His remarks come as a new poll from Iron & Earth, an Edmonton-based worker-led industry group, shows climate-related fear is the norm among those employed in the sector.

Iron & Earth conducted an online survey of 300 Canadian residents working in oil, gas or coal between May 24 and June 11. According to the results, 60 per cent fear being left behind amid a transition to greener sources of energy without further training and career support. Virtually the same portion (61 per cent) say they believe Canada should pivot towards a net-zero economy by 2050, and 67 per cent say they recognize the threat of climate change.

"The world is not going back to the energy systems that we had in the 20th century," Brost said from his boat in Sarnia, Ont. on Tuesday. "Energy workers have an opportunity today. We need the skills that they have to help Canada meet its [climate] commitments."

According to the Canadian Association of Petroleum Producers, the number of jobs in the upstream oil and gas sector has fallen nearly 30 per cent since 2014. Ottawa and the Alberta government are exploring ways to retrain or upgrade the skills of oil and gas workers interested in other sectors such as tech.

Some 58 per cent of workers responding to the poll believe that they will thrive in a net-zero economy. However, most worried about needing to invest money (61 per cent) and time (64 per cent) in retraining. With a full scholarship, 75 per cent say they are open to retraining for up to 12 months, up from 56 per cent if no support is provided.

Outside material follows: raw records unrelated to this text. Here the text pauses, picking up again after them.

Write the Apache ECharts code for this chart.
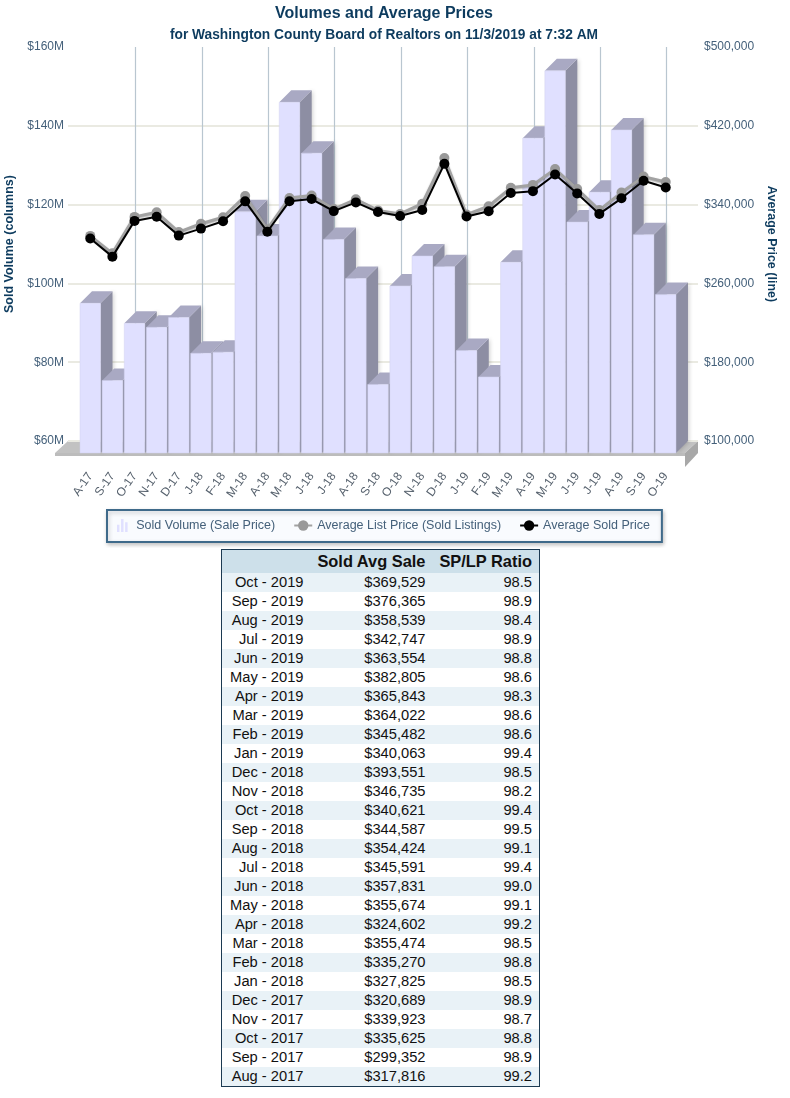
<!DOCTYPE html>
<html><head><meta charset="utf-8">
<style>
html,body{margin:0;padding:0;background:#fff;font-family:"Liberation Sans",Arial,sans-serif}
#chart{position:absolute;left:0;top:0;width:790px;height:548px}
#tbl{position:absolute;left:221px;top:549px;width:318px;border-collapse:collapse;border:1px solid #1c3a52;table-layout:fixed;font-size:14.7px;color:#111}
#tbl th{background:#cde0ea;font-size:16.4px;font-weight:bold;height:23px;padding:0 7px 0 0;text-align:right;color:#111}
#tbl td{height:19px;padding:0 7px 0 0;text-align:right;line-height:19px}
#tbl tr:nth-child(odd) td{background:#e9f2f7}
</style></head><body>
<div id="chart"></div>
<table id="tbl"><colgroup><col style="width:89px"><col style="width:122px"><col style="width:107px"></colgroup><thead></thead><tbody></tbody></table>
<script src="https://cdn.jsdelivr.net/npm/echarts@6/dist/echarts.min.js"></script>
<script>
var categories=['A-17','S-17','O-17','N-17','D-17','J-18','F-18','M-18','A-18','M-18','J-18','J-18','A-18','S-18','O-18','N-18','D-18','J-19','F-19','M-19','A-19','M-19','J-19','J-19','A-19','S-19','O-19'];
var soldVolume=[98.0,78.4,92.9,91.9,94.4,85.3,85.6,121.2,115.1,149.0,136.1,114.2,104.3,77.4,102.4,110.0,107.3,86.0,79.3,108.4,139.9,157.0,118.6,126.2,142.0,115.4,100.2];
var listPrice=[320400,302700,339700,344400,324300,332800,339300,360900,327200,358900,361400,347700,357600,346300,342700,353100,399500,342100,350500,369200,372200,388200,368000,346600,364400,380600,375100];
var soldPrice=[317816,299352,335625,339923,320689,327825,335270,355474,324602,355674,357831,345591,354424,344587,340621,346735,393551,340063,345482,364022,365843,382805,363554,342747,358539,376365,369529];
var tableMonths=['Oct - 2019','Sep - 2019','Aug - 2019','Jul - 2019','Jun - 2019','May - 2019','Apr - 2019','Mar - 2019','Feb - 2019','Jan - 2019','Dec - 2018','Nov - 2018','Oct - 2018','Sep - 2018','Aug - 2018','Jul - 2018','Jun - 2018','May - 2018','Apr - 2018','Mar - 2018','Feb - 2018','Jan - 2018','Dec - 2017','Nov - 2017','Oct - 2017','Sep - 2017','Aug - 2017'];
var tableSale=['$369,529','$376,365','$358,539','$342,747','$363,554','$382,805','$365,843','$364,022','$345,482','$340,063','$393,551','$346,735','$340,621','$344,587','$354,424','$345,591','$357,831','$355,674','$324,602','$355,474','$335,270','$327,825','$320,689','$339,923','$335,625','$299,352','$317,816'];
var tableRatio=['98.5','98.9','98.4','98.9','98.8','98.6','98.3','98.6','98.6','99.4','98.5','98.2','99.4','99.5','99.1','99.4','99.0','99.1','99.2','98.5','98.8','98.5','98.9','98.7','98.8','98.9','99.2'];
var tableHead=['','Sold Avg Sale','SP/LP Ratio'];
var legendNames=['Sold Volume (Sale Price)','Average List Price (Sold Listings)','Average Sold Price'];

document.querySelector('#tbl thead').innerHTML='<tr>'+tableHead.map(function(h){return '<th>'+h+'</th>'}).join('')+'</tr>';
document.querySelector('#tbl tbody').innerHTML=tableMonths.map(function(m,i){return '<tr><td>'+m+'</td><td>'+tableSale[i]+'</td><td>'+tableRatio[i]+'</td></tr>'}).join('');

var DEPTH=12, font='"Liberation Sans",Arial,sans-serif', labelColor='#44607a', titleColor='#0d3b5e';
function bar3d(params,api){
  var i=api.value(0), top=api.coord([i,api.value(1)]), base=api.coord([i,60]);
  var w=api.size([1,0])[0]*0.925, l=top[0]-w/2, r=top[0]+w/2, t=top[1], b=base[1], d=DEPTH;
  return {type:'group',children:[
    {type:'polygon',shape:{points:[[r,t],[r+d,t-d],[r+d,b-d],[r,b]]},style:{fill:'#8d8ea3',shadowBlur:4,shadowColor:'rgba(0,0,0,0.2)',shadowOffsetX:1}},
    {type:'polygon',shape:{points:[[l,t],[l+d,t-d],[r+d,t-d],[r,t]]},style:{fill:'#a9a9c3'}},
    {type:'rect',shape:{x:l,y:t,width:w,height:b-t},style:{fill:'#e0e0ff',stroke:'#d2d2ee',lineWidth:0.5}}
  ]};
}
var chart=echarts.init(document.getElementById('chart'),null,{renderer:'canvas'});
chart.setOption({
  animation:false,
  textStyle:{fontFamily:font},
  title:[
    {text:'Volumes and Average Prices',left:379,top:1,textAlign:'center',textStyle:{fontSize:16,fontWeight:'bold',color:titleColor,fontFamily:font}},
    {text:'for Washington County Board of Realtors on 11/3/2019 at 7:32 AM',left:379,top:23,textAlign:'center',textStyle:{fontSize:13.75,fontWeight:'bold',color:titleColor,fontFamily:font}}
  ],
  grid:[
    {left:68,width:630,top:47,height:394,outerBoundsMode:'none'},
    {left:91.2,width:597.6,top:47,height:394,outerBoundsMode:'none'},
    {left:79.2,width:597.6,top:59,height:394,outerBoundsMode:'none'}
  ],
  xAxis:[
    {gridIndex:0,type:'category',data:categories,show:false},
    {gridIndex:1,type:'category',data:categories,axisLine:{show:false},axisTick:{show:false},axisLabel:{show:false},
     splitLine:{show:true,showMinLine:true,showMaxLine:false,interval:function(i){return i%3===2},lineStyle:{color:'#b9c6d0',width:1.2}}},
    {gridIndex:2,type:'category',data:categories,axisLine:{show:false},axisTick:{show:false},
     axisLabel:{interval:0,rotate:55,margin:21,fontSize:12,color:'#56616d',fontFamily:font}}
  ],
  yAxis:[
    {gridIndex:0,type:'value',min:60,max:160,interval:20,position:'left',
     name:'Sold Volume (columns)',nameLocation:'middle',nameRotate:90,nameGap:45,nameTextStyle:{fontSize:12.5,fontWeight:'bold',color:titleColor,fontFamily:font},
     axisLine:{show:false},axisTick:{show:false},
     axisLabel:{margin:4,fontSize:12,color:labelColor,fontFamily:font,formatter:function(v){return '$'+v+'M'}},
     splitLine:{show:true,showMaxLine:false,lineStyle:{color:'#eaeae2',width:2}}},
    {gridIndex:0,type:'value',min:100000,max:500000,interval:80000,position:'right',
     name:'Average Price (line)',nameLocation:'middle',nameRotate:-90,nameGap:57,nameTextStyle:{fontSize:12.5,fontWeight:'bold',color:titleColor,fontFamily:font},
     axisLine:{show:false},axisTick:{show:false},
     axisLabel:{margin:6,fontSize:12,color:labelColor,fontFamily:font,formatter:function(v){return '$'+v.toLocaleString('en-US')}},
     splitLine:{show:false}},
    {gridIndex:1,type:'value',min:60,max:160,show:false},
    {gridIndex:2,type:'value',min:60,max:160,show:false},
    {gridIndex:2,type:'value',min:100000,max:500000,show:false}
  ],
  legend:{
    left:107,top:510,orient:'horizontal',
    padding:[9,12,10,10],itemGap:18,itemWidth:18,itemHeight:13,
    backgroundColor:'#f9fbfe',borderColor:'#3f6a8a',borderWidth:2,borderRadius:0,
    shadowColor:'rgba(0,0,0,0.22)',shadowBlur:4,shadowOffsetX:1,shadowOffsetY:2,
    textStyle:{fontSize:12.5,color:labelColor,fontFamily:font},
    data:[
      {name:legendNames[0],icon:'path://M0,7h3v9h-3z M5,0h3v16h-3z M10,4h3v12h-3z',itemStyle:{color:'#e0e0ff'}},
      {name:legendNames[1]},
      {name:legendNames[2]}
    ]
  },
  graphic:[
    {type:'polygon',z:0,shape:{points:[[68,441],[698,441],[685,453],[55,453]]},style:{fill:'#c2c2c2'}},
    {type:'rect',z:0,shape:{x:55,y:453,width:630,height:3},style:{fill:'#bcbcbc'}},
    {type:'polygon',z:0,shape:{points:[[685,453],[698,441],[698,453],[685,467]]},style:{fill:'#a8a8a8'}}
  ],
  series:[
    {type:'line',xAxisIndex:1,yAxisIndex:2,data:[],silent:true},
    {name:legendNames[0],type:'custom',xAxisIndex:2,yAxisIndex:3,z:3,
     encode:{x:0,y:1},renderItem:bar3d,clip:false,
     data:soldVolume.map(function(v,i){return [i,v]}),itemStyle:{color:'#e0e0ff'}},
    {name:legendNames[1],type:'line',xAxisIndex:2,yAxisIndex:4,z:4,data:listPrice,symbol:'circle',symbolSize:10,
     itemStyle:{color:'#999999'},lineStyle:{color:'#a2a2a2',width:3,shadowColor:'rgba(0,0,0,0.3)',shadowBlur:2,shadowOffsetY:1}},
    {name:legendNames[2],type:'line',xAxisIndex:2,yAxisIndex:4,z:5,data:soldPrice,symbol:'circle',symbolSize:10,
     itemStyle:{color:'#000000'},lineStyle:{color:'#000000',width:2}}
  ]
});
</script></body></html>
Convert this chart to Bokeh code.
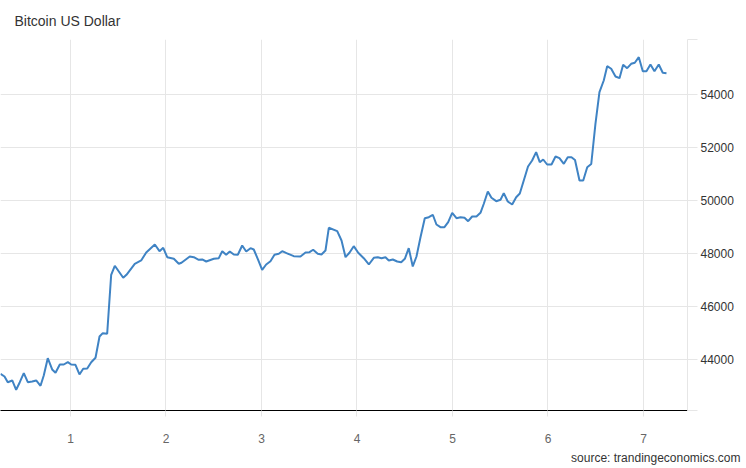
from bokeh.plotting import figure
from bokeh.models import FixedTicker, Range1d, Title
from bokeh.embed import file_html
from bokeh.resources import INLINE

title_text = "Bitcoin US Dollar"
source_text = "source: trandingeconomics.com"

days = [0.267, 0.309, 0.343, 0.390, 0.431, 0.469, 0.511, 0.553, 0.599, 0.641,
        0.686, 0.720, 0.762, 0.808, 0.843, 0.888, 0.930, 0.972, 1.007, 1.052,
        1.094, 1.133, 1.175, 1.217, 1.262, 1.304, 1.338, 1.384, 1.426, 1.464,
        1.552, 1.586, 1.673, 1.740, 1.793, 1.883, 1.932, 1.971, 2.013, 2.082,
        2.134, 2.162, 2.249, 2.291, 2.343, 2.379, 2.421, 2.501, 2.553, 2.589,
        2.630, 2.668, 2.710, 2.752, 2.798, 2.840, 2.885, 2.919, 2.965, 3.007,
        3.049, 3.094, 3.136, 3.181, 3.217, 3.262, 3.338, 3.408, 3.461, 3.503,
        3.541, 3.589, 3.628, 3.670, 3.705, 3.793, 3.838, 3.880, 3.921, 3.966,
        4.013, 4.071, 4.124, 4.176, 4.218, 4.257, 4.298, 4.333, 4.375, 4.421,
        4.463, 4.501, 4.542, 4.584, 4.623, 4.665, 4.710, 4.752, 4.794, 4.832,
        4.874, 4.916, 4.955, 4.997, 5.042, 5.084, 5.126, 5.164, 5.206, 5.251,
        5.293, 5.328, 5.370, 5.408, 5.458, 5.503, 5.537, 5.579, 5.625, 5.667,
        5.705, 5.791, 5.834, 5.876, 5.914, 5.950, 5.991, 6.037, 6.079, 6.120,
        6.166, 6.207, 6.246, 6.283, 6.330, 6.369, 6.411, 6.453, 6.497, 6.539,
        6.584, 6.620, 6.662, 6.707, 6.749, 6.787, 6.829, 6.871, 6.909, 6.951,
        6.993, 7.031, 7.073, 7.115, 7.160, 7.202, 7.241]

price = [43460, 43358, 43143, 43208, 42857, 43143, 43483, 43143, 43170, 43208,
         43007, 43396, 44049, 43623, 43498, 43811, 43811, 43898, 43811, 43800,
         43434, 43649, 43660, 43898, 44064, 44868, 44993, 44970, 47196, 47536,
         47083, 47196, 47611, 47736, 48038, 48340, 48087, 48215, 47861, 47800,
         47611, 47649, 47887, 47861, 47762, 47774, 47698, 47800, 47823, 48087,
         47951, 48076, 47962, 47951, 48302, 48076, 48200, 48151, 47762, 47385,
         47585, 47710, 47951, 47989, 48087, 48011, 47898, 47887, 48038, 48049,
         48140, 47989, 47962, 48113, 48970, 48842, 48491, 47861, 48027, 48276,
         48027, 47823, 47585, 47838, 47861, 47823, 47861, 47736, 47774, 47698,
         47672, 47800, 48200, 47510, 47887, 48615, 49332, 49370, 49461, 49094,
         48993, 48993, 49181, 49536, 49332, 49370, 49347, 49219, 49396, 49396,
         49536, 49876, 50340, 50102, 49974, 50027, 50276, 49962, 49849, 50125,
         50264, 51283, 51509, 51823, 51446, 51547, 51358, 51358, 51660, 51597,
         51385, 51634, 51634, 51528, 50755, 50755, 51257, 51377, 52894, 54087,
         54528, 55068, 54970, 54679, 54615, 55121, 54992, 55158, 55196, 55408,
         54879, 54879, 55132, 54879, 55132, 54819, 54804]

x_ticks = [1, 2, 3, 4, 5, 6, 7]
y_ticks = [44000, 46000, 48000, 50000, 52000, 54000]
y_lo, y_hi = 42075, 56075

FONT = "Liberation Sans"
GRID = "#e6e6e6"

p = figure(width=746, height=468, output_backend="svg", toolbar_location=None,
           y_axis_location="right",
           x_range=Range1d(0.267, 7.461), y_range=Range1d(y_lo, y_hi),
           min_border_left=0, min_border_right=59, min_border_top=39,
           min_border_bottom=58)
p.outline_line_color = None
p.background_fill_color = "white"
p.border_fill_color = "white"

p.title.text = title_text
p.title.align = "left"
p.title.offset = 14
p.title.text_font = FONT
p.title.text_font_size = "14px"
p.title.text_font_style = "normal"
p.title.text_color = "#333333"
p.title.standoff = 21

p.line(days, price, line_color="#3f83c4", line_width=2)

# x axis
xa = p.xaxis[0]
xa.ticker = FixedTicker(ticks=x_ticks)
xa.axis_line_color = "black"
xa.axis_line_width = 1
xa.major_tick_line_color = GRID
xa.major_tick_in = 0
xa.major_tick_out = 6
xa.minor_tick_line_color = None
xa.major_label_standoff = 17
xa.major_label_text_font = FONT
xa.major_label_text_font_size = "12px"
xa.major_label_text_color = "#666666"

# y axis (right)
ya = p.yaxis[0]
ya.ticker = FixedTicker(ticks=[y_lo] + y_ticks + [y_hi])
ya.major_label_overrides = {y_lo: "", y_hi: ""}
ya.axis_line_color = GRID
ya.major_tick_line_color = GRID
ya.major_tick_in = 0
ya.major_tick_out = 10
ya.minor_tick_line_color = None
ya.major_label_standoff = 3
ya.major_label_text_font = FONT
ya.major_label_text_font_size = "12px"
ya.major_label_text_color = "#333333"
ya.major_label_text_align = "left"

p.xgrid.ticker = FixedTicker(ticks=x_ticks)
p.xgrid.grid_line_color = GRID
p.ygrid.ticker = FixedTicker(ticks=[y_lo] + y_ticks + [y_hi])
p.ygrid.grid_line_color = GRID

src = Title(text=source_text, align="right", offset=-53, text_font=FONT,
            text_font_size="12px", text_font_style="normal",
            text_color="#333333", standoff=6)
p.add_layout(src, "below")

open("out.html", "w").write(file_html(p, INLINE))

"Workers shouldn't be out of pocket for training that will enable Canada to cut its emissions and remain competitive globally," Bruce Wilson, board chair of Iron & Earth, said in a statement. "The federal government must not only actively invest in worker training but also include workers at the table."

Justin Carter, a construction electrician and former oil and gas worker from Newfoundland and Labrador, says retraining will be challenging for many in the industry without meaningful financial support.

"People are trying to save money, to put away what they can. A lot of people are out of work here, so the cost of retraining is a worry," he told Iron & Earth in a statement accompanying the survey. 

"People need to be retrained to transition, but they may not be able to afford to on their own."